My Amazon CloudWatch metric SurgeQueueLength for my Classic Load Balancer has an increased maximum statistic. Clients also receive HTTP 503 Service Unavailable or HTTP 504 Gateway Timeout errors when they try to connect to my Classic Load Balancer. How do I troubleshoot these Elastic Load Balancing capacity issues?
The Classic Load Balancer metric SurgeQueueLength measures the total number of requests queued by your Classic Load Balancer. An increased maximum statistic for SurgeQueueLength indicates that backend systems aren't able to process incoming requests as fast as the requests are received. Possible reasons for a high SurgeQueueLength metric include:
- Overloaded Amazon Elastic Compute Cloud (Amazon EC2) instances behind the Classic Load Balancer that are unable to process all incoming requests
- Application dependency issues due to external resource performance issues
- Maximum allowable connection limits for instances
When requests exceed the maximum SurgeQueueLength, the SpilloverCount metric starts to measure rejected requests. The maximum SurgeQueueLength is 1024.

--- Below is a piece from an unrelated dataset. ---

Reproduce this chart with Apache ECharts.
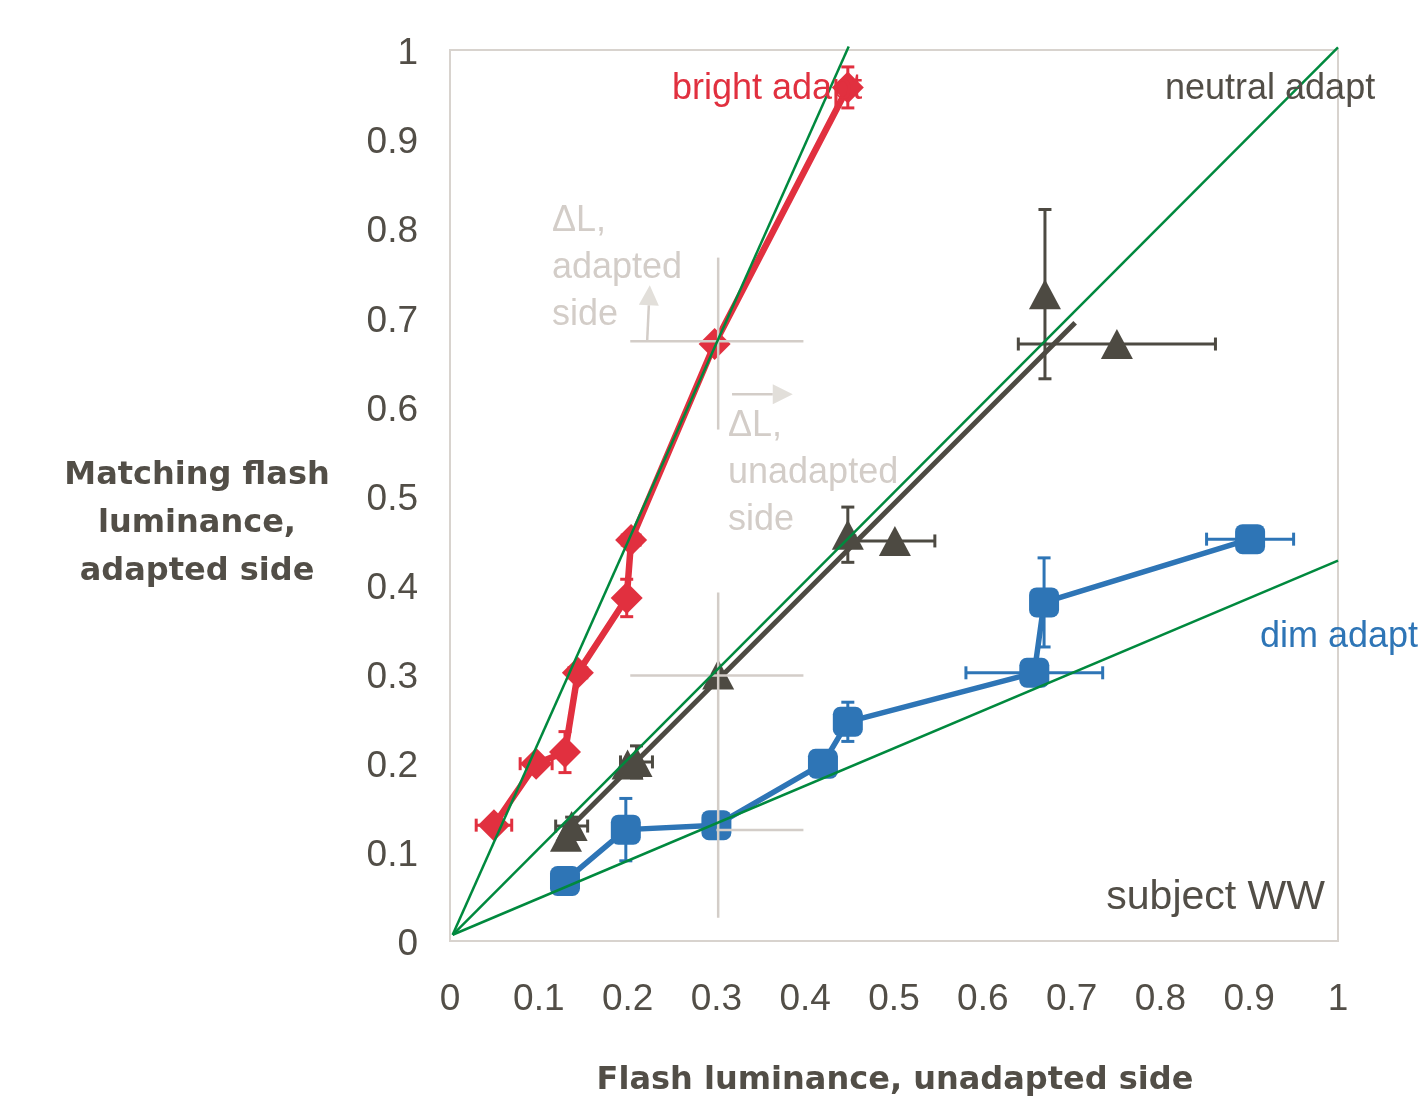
<!DOCTYPE html>
<html><head><meta charset="utf-8">
<script src="https://cdn.jsdelivr.net/npm/echarts@6/dist/echarts.min.js"></script>
<style>html,body{margin:0;padding:0;background:#fff}#c{width:1420px;height:1098px}</style>
</head><body><div id="c"></div>
<script>
// ---- data ----
const axisMin = 0, axisMax = 1, axisStep = 0.1;

// bright adapt (red diamonds): [x, y]
const brightPts  = [[0.0495,0.13],[0.097,0.199],[0.1295,0.212],[0.144,0.301],[0.199,0.385],[0.204,0.45],[0.298,0.67],[0.448,0.958]];
const brightXErr = [0.02, 0.018, 0, 0.01, 0, 0.01, 0, 0];
const brightYErr = [0, 0, 0.023, 0, 0.021, 0.008, 0, 0.023];

// neutral adapt (dark triangles)
const neutralPts  = [[0.1306,0.117],[0.137,0.129],[0.2,0.198],[0.21,0.201],[0.302,0.299],[0.448,0.456],[0.501,0.449],[0.67,0.726],[0.751,0.67]];
const neutralXErr = [0, 0.018, 0, 0.018, 0, 0, 0.045, 0, 0.111];
const neutralYErr = [0, 0.01, 0, 0.018, 0, 0.031, 0, 0.095, 0];
const neutralFit  = [[0.135,0.127],[0.704,0.694]];

// dim adapt (blue squares)
const dimPts  = [[0.1295,0.0674],[0.198,0.125],[0.3,0.13],[0.42,0.199],[0.448,0.246],[0.658,0.301],[0.669,0.38],[0.901,0.451]];
const dimXErr = [0, 0, 0, 0, 0, 0.077, 0, 0.049];
const dimYErr = [0, 0.035, 0, 0, 0.022, 0, 0.05, 0];

// green reference lines
const refBright  = [[0.003,0.007],[0.449,1.004]];
const refNeutral = [[0.003,0.007],[1,1.003]];
const refDim     = [[0.003,0.007],[1,0.427]];

// gray annotation crosshairs [x1,y1,x2,y2]
const crossSegs = [
  [0.203,0.673,0.398,0.673],[0.302,0.767,0.302,0.574],
  [0.203,0.298,0.398,0.298],[0.302,0.391,0.302,0.026],
  [0.300,0.1247,0.398,0.1247]
];
// arrows [x1,y1,xTip,yTip]
const arrowSegs = [[0.222,0.673,0.225,0.736],[0.3176,0.6135,0.386,0.6135]];

// ---- style ----
const RED = '#E1303F', BLUE = '#2E75B6', DARK = '#4D4A42', GREEN = '#00893E';
const TXT = '#524E47', LIGHT = '#D3CDC8';
const FONT = '"Liberation Sans", Arial, sans-serif';

function errSeries(pts, xe, ye, color) {
  return {
    type: 'custom', silent: true, z: 3,
    encode: {x: 0, y: 1},
    data: pts.map((p, i) => [p[0], p[1], xe[i], ye[i]]),
    renderItem(params, api) {
      const x = api.value(0), y = api.value(1), dx = api.value(2), dy = api.value(3);
      const st = {stroke: color, lineWidth: 3};
      const cap = 6.5, ch = [];
      if (dx > 0) {
        const a = api.coord([x - dx, y]), b = api.coord([x + dx, y]);
        ch.push({type: 'line', shape: {x1: a[0], y1: a[1], x2: b[0], y2: b[1]}, style: st});
        ch.push({type: 'line', shape: {x1: a[0], y1: a[1] - cap, x2: a[0], y2: a[1] + cap}, style: st});
        ch.push({type: 'line', shape: {x1: b[0], y1: b[1] - cap, x2: b[0], y2: b[1] + cap}, style: st});
      }
      if (dy > 0) {
        const a = api.coord([x, y - dy]), b = api.coord([x, y + dy]);
        ch.push({type: 'line', shape: {x1: a[0], y1: a[1], x2: b[0], y2: b[1]}, style: st});
        ch.push({type: 'line', shape: {x1: a[0] - cap, y1: a[1], x2: a[0] + cap, y2: a[1]}, style: st});
        ch.push({type: 'line', shape: {x1: b[0] - cap, y1: b[1], x2: b[0] + cap, y2: b[1]}, style: st});
      }
      return {type: 'group', children: ch};
    }
  };
}

function refLine(d) {
  return {type: 'line', data: d, symbol: 'none', silent: true, z: 6, clip: false,
    lineStyle: {color: GREEN, width: 2.5}};
}

const chart = echarts.init(document.getElementById('c'), null, {renderer: 'canvas'});
chart.setOption({
  animation: false,
  backgroundColor: '#fff',
  grid: {left: 450, right: 82, top: 50, bottom: 157, show: true, borderColor: '#D8D3CE', borderWidth: 2, backgroundColor: 'transparent'},
  xAxis: {type: 'value', min: axisMin, max: axisMax, interval: axisStep,
    axisLine: {show: false}, axisTick: {show: false}, splitLine: {show: false},
    axisLabel: {margin: 40, color: TXT, fontSize: 37, fontFamily: FONT}},
  yAxis: {type: 'value', min: axisMin, max: axisMax, interval: axisStep,
    axisLine: {show: false}, axisTick: {show: false}, splitLine: {show: false},
    axisLabel: {margin: 32, color: TXT, fontSize: 37, fontFamily: FONT,
      formatter: '{v|{value}}',
      rich: {v: {color: TXT, fontSize: 37, fontFamily: FONT, padding: [8, 0, 0, 0]}}}},
  series: [
    errSeries(brightPts, brightXErr, brightYErr, RED),
    errSeries(neutralPts, neutralXErr, neutralYErr, DARK),
    errSeries(dimPts, dimXErr, dimYErr, BLUE),
    {type: 'line', data: brightPts, symbol: 'diamond', symbolSize: 32, z: 4,
      lineStyle: {color: RED, width: 6.5}, itemStyle: {color: RED}},
    {type: 'line', data: dimPts, symbol: 'roundRect', symbolSize: 30, z: 4,
      lineStyle: {color: BLUE, width: 5.5}, itemStyle: {color: BLUE}},
    {type: 'line', data: neutralFit, symbol: 'none', z: 4,
      lineStyle: {color: DARK, width: 5}},
    {type: 'scatter', data: neutralPts, symbol: 'triangle', symbolSize: [32, 30], z: 4,
      itemStyle: {color: DARK, opacity: 1}},
    {
      type: 'custom', silent: true, z: 5, encode: {x: 0, y: 1},
      data: crossSegs.map(s => s),
      renderItem(params, api) {
        const a = api.coord([api.value(0), api.value(1)]), b = api.coord([api.value(2), api.value(3)]);
        return {type: 'line', shape: {x1: a[0], y1: a[1], x2: b[0], y2: b[1]}, style: {stroke: LIGHT, lineWidth: 2.5}};
      }
    },
    {
      type: 'custom', silent: true, z: 5, encode: {x: 0, y: 1},
      data: arrowSegs.map(s => s),
      renderItem(params, api) {
        const a = api.coord([api.value(0), api.value(1)]), b = api.coord([api.value(2), api.value(3)]);
        const dx = b[0] - a[0], dy = b[1] - a[1], L = Math.hypot(dx, dy);
        const ux = dx / L, uy = dy / L, hl = 20, hw = 10;
        const bx = b[0] - ux * hl, by = b[1] - uy * hl;
        return {type: 'group', children: [
          {type: 'line', shape: {x1: a[0], y1: a[1], x2: bx, y2: by}, style: {stroke: LIGHT, lineWidth: 2.5}},
          {type: 'polygon', shape: {points: [[b[0], b[1]], [bx - uy * hw, by + ux * hw], [bx + uy * hw, by - ux * hw]]}, style: {fill: '#E2DFDA'}}
        ]};
      }
    },
    refLine(refBright), refLine(refNeutral), refLine(refDim)
  ],
  graphic: [
    {type: 'text', x: 895, y: 1081, style: {text: 'Flash luminance, unadapted side', fill: TXT, font: 'bold 32px "DejaVu Sans"', align: 'center', verticalAlign: 'middle'}},
    {type: 'text', x: 197, y: 524, style: {text: 'Matching flash\nluminance,\nadapted side', fill: TXT, font: 'bold 32px "DejaVu Sans"', lineHeight: 48, align: 'center', verticalAlign: 'middle'}},
    {type: 'text', x: 672, y: 89, z: 10, style: {text: 'bright adapt', fill: RED, font: '36px ' + FONT, align: 'left', verticalAlign: 'middle'}},
    {type: 'text', x: 1165, y: 89, z: 10, style: {text: 'neutral adapt', fill: TXT, font: '36px ' + FONT, align: 'left', verticalAlign: 'middle'}},
    {type: 'text', x: 1260, y: 637, z: 10, style: {text: 'dim adapt', fill: BLUE, font: '36px ' + FONT, align: 'left', verticalAlign: 'middle'}},
    {type: 'text', x: 1325, y: 898, z: 10, style: {text: 'subject WW', fill: TXT, font: '41px ' + FONT, align: 'right', verticalAlign: 'middle'}},
    {type: 'text', x: 552, y: 268, z: 10, style: {text: 'ΔL,\nadapted\nside', fill: LIGHT, font: '36px ' + FONT, lineHeight: 47, align: 'left', verticalAlign: 'middle'}},
    {type: 'text', x: 728, y: 473, z: 10, style: {text: 'ΔL,\nunadapted\nside', fill: LIGHT, font: '36px ' + FONT, lineHeight: 47, align: 'left', verticalAlign: 'middle'}}
  ]
});
</script>
</body></html>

- Configure Auto Scaling groups with your Classic Load Balancer to scale your instances based on demand.
- Configure CloudWatch to monitor your Classic Load Balancer.
- Enable detailed monitoring for instances behind your Classic Load Balancer to monitor the CPUUtilization metric. You can also get statistics for a specific instance. If CPU utilization spikes, your instances are too busy processing existing requests to accept new requests. Consider scaling out your instances or scaling up to an instance type with more processing power.
- Troubleshoot HTTP errors for your Classic Load Balancer. Load-related issues typically return 503 or 504 HTTP errors.
- If your EC2 instances run Apache, see How do I tune memory allocation for an Apache web server running on an Amazon EC2 Linux instance?
- For performance issues related to normal traffic increases over time, consider increasing your instance capacity.